What you need to do:
From the records, pick out and copy each line containing "this".

Data to use:
================

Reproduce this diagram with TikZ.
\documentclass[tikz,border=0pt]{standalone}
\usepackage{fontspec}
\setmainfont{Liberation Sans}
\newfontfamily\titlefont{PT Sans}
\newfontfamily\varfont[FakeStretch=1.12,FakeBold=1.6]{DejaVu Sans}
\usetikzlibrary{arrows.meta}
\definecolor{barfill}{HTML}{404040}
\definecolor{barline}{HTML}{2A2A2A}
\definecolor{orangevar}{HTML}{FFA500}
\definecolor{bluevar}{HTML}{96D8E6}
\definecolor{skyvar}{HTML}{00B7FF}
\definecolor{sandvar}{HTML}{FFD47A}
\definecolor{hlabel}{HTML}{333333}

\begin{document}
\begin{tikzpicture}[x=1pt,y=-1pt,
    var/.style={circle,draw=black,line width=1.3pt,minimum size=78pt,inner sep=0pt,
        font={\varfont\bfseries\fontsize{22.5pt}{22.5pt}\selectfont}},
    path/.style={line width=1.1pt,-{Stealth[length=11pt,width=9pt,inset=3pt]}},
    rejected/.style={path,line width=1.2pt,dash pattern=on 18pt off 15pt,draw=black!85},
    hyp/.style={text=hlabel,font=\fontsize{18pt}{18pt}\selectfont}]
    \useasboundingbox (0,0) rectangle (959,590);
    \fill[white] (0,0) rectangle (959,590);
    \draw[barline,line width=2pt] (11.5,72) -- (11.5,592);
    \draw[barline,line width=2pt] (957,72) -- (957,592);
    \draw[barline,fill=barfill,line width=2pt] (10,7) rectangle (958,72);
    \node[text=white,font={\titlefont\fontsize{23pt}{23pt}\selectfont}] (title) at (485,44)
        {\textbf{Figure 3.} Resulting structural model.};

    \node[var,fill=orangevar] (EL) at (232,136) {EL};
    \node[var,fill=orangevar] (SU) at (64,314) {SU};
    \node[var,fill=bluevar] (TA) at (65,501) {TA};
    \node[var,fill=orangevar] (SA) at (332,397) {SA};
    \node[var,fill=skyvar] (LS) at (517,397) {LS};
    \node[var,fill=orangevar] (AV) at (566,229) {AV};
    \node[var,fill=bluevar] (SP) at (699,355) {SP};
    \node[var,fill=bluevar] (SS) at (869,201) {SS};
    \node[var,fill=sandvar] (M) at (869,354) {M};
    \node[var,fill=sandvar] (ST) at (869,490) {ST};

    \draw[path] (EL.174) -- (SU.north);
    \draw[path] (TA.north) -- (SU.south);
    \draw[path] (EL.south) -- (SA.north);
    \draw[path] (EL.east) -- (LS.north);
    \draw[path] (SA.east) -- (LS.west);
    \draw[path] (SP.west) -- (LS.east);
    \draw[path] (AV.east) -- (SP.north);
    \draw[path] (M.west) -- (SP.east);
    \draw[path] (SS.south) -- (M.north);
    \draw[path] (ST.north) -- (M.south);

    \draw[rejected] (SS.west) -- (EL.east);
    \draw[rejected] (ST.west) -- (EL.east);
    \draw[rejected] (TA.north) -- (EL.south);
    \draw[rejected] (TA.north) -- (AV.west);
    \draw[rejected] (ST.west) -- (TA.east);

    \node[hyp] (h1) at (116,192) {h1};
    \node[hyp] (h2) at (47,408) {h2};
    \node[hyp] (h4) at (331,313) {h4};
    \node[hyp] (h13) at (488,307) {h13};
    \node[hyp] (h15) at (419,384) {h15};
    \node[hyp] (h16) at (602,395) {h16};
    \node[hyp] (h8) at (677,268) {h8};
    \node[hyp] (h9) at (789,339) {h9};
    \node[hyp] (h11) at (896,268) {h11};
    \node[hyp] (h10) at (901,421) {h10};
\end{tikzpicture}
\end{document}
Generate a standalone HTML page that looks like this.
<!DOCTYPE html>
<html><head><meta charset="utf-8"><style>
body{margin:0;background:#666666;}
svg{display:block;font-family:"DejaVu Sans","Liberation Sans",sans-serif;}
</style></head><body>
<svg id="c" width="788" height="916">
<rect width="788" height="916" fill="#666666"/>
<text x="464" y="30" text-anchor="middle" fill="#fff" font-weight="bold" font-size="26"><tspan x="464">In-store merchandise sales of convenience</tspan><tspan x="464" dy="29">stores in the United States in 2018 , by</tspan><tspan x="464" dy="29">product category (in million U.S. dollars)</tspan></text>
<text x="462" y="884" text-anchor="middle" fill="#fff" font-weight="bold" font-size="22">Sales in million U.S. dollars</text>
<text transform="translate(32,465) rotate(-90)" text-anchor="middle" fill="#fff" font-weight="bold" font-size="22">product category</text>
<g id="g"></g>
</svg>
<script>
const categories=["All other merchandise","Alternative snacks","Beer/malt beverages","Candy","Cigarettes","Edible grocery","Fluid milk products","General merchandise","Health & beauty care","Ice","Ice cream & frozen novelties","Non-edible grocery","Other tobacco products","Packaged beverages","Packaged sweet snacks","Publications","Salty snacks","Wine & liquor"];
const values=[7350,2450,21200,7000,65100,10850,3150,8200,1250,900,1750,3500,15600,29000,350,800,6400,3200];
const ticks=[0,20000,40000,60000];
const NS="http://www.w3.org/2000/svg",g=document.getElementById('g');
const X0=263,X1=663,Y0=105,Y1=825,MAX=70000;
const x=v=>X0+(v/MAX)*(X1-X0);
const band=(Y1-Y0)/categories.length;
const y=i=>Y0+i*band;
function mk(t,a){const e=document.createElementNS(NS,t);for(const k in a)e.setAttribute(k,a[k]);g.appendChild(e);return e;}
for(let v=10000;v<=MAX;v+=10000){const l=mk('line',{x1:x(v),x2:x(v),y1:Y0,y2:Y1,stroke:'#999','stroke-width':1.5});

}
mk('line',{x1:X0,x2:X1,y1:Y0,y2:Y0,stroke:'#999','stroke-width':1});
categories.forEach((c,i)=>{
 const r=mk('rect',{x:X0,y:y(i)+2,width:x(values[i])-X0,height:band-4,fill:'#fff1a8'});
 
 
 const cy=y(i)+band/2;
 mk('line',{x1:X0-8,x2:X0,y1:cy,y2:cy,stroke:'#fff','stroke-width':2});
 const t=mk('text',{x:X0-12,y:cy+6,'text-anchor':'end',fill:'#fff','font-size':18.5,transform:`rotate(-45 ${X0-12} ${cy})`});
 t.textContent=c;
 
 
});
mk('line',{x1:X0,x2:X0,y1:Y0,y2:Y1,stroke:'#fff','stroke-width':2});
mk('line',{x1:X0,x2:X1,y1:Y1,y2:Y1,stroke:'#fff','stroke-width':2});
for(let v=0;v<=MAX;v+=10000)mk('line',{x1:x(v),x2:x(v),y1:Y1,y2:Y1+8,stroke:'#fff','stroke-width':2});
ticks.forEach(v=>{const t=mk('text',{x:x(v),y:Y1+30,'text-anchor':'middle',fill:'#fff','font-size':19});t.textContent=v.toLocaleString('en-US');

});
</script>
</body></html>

================

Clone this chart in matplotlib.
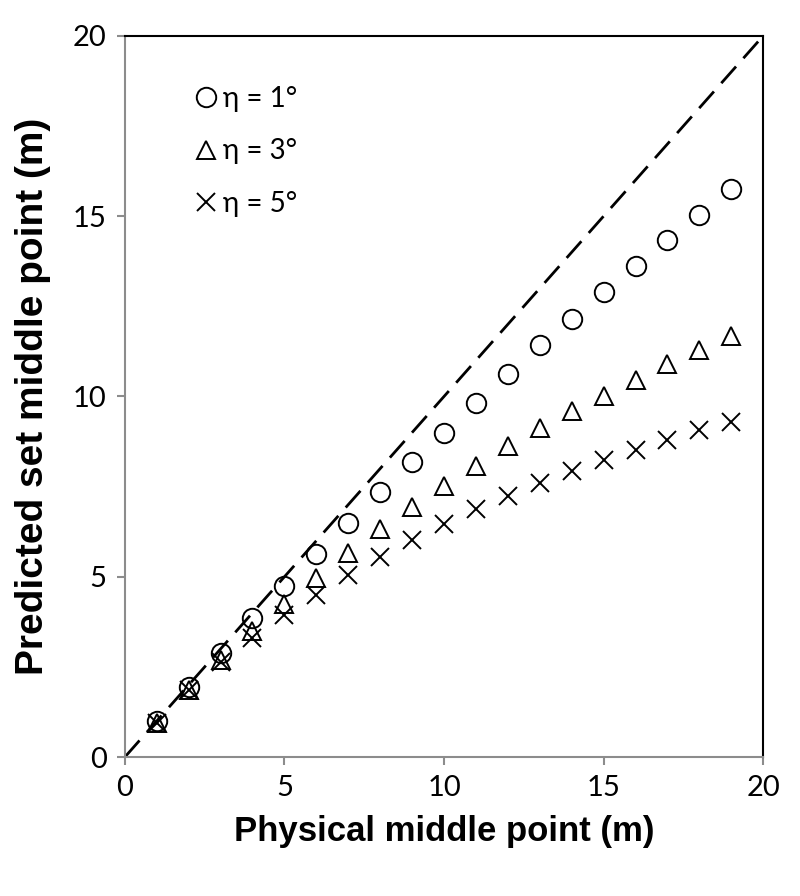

================

Response below:
Reproduce this diagram with TikZ.
Generate a standalone HTML page that looks like this.
Clone this chart in matplotlib.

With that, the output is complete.